What are your hopes for yourself?
The Nobel Peace Prize. As someone both Jewish and Muslim, bringing peace to the Middle East has been my dream since childhood. I want the Pulitzer too—for memoir. And I’ve always wanted to be President of the United States, so maybe at 70?
My other hope: wake up every morning at 4 AM (like I do naturally, always), make my Nespresso, write until I can’t write anymore, take my bike ride, eat well, love on my animals—the ones I can touch and the ones I love from afar—breathe in my desert air, watch my boys grow into the beautiful men they already are, and see my mother age with her health intact.
Oh, and I want to be Dr. Seuss. A picture book author writing and speaking to kids about choice and questioning—each of us with freedom to make our own decisions.
And becoming a glamma!!!
What’s a kindness that changed your life?
With animals and the desert, I can be myself. They can be themselves. We can respect each other—either closely or from a distance. My dogs—Li’l Guy, Latka, Blazer, and Willow.

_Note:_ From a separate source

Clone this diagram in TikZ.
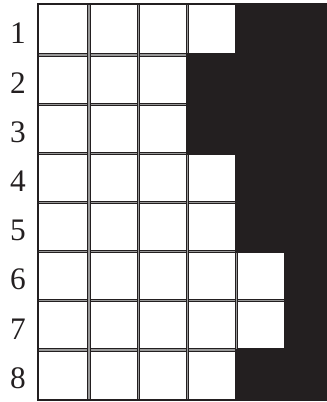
\documentclass[tikz,border=0pt]{standalone}
\usepackage{fontspec}
\setmainfont{Liberation Serif}
\definecolor{ink}{HTML}{231F20}
\begin{document}
\begin{tikzpicture}[x=0.75pt,y=-0.75pt,
    gridline/.style={draw=ink,line width=0.6pt,double=black!40,double distance=1.1pt},
    frame/.style={draw=ink,line width=0.8pt},
    every node/.style={font=\fontsize{23.5}{28}\selectfont,text=ink}]
    \useasboundingbox (0,0) rectangle (327,402);
    \foreach \y in {55,104.3,153.3,202.7,251.7,300.5,350}
        \draw[gridline] (38,\y) -- (336,\y);
    \foreach \x in {89,138.3,187.5,236.5,285.5}
        \draw[gridline] (\x,4) -- (\x,400);
    \draw[frame] (336,4) -- (38,4) -- (38,400) -- (336,400);
    \foreach \ya/\yb/\xa in {4/56.7/235, 53.3/105.8/186, 102.8/154.8/186,
        151.8/204.2/235, 201.2/253.2/235, 250.2/302/284, 299/351.5/284, 348.5/400.4/235}
        \fill[ink] (\xa,\ya) rectangle (336,\yb);
    \foreach \i/\y in {1/33,2/83.2,3/132.3,4/181.5,5/230.7,6/279.6,7/328.8,8/378.5}
        \node (row\i) at (18,\y) {\i};
\end{tikzpicture}
\end{document}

The Arizona desert itself has been the kindest presence in my life. The saguaros standing sentinel. The mountains. The monsoon rains that smell like creosote and promise.
What’s a guiding force in your life?
Curiosity. Questioning. Asking why. Always asking why.
Questioning is central to everything I do. There are no right answers. We all have our own answers. It’s in the questioning, not the answers. That’s how we learn about human nature, the natural world, the universe, animals, ourselves.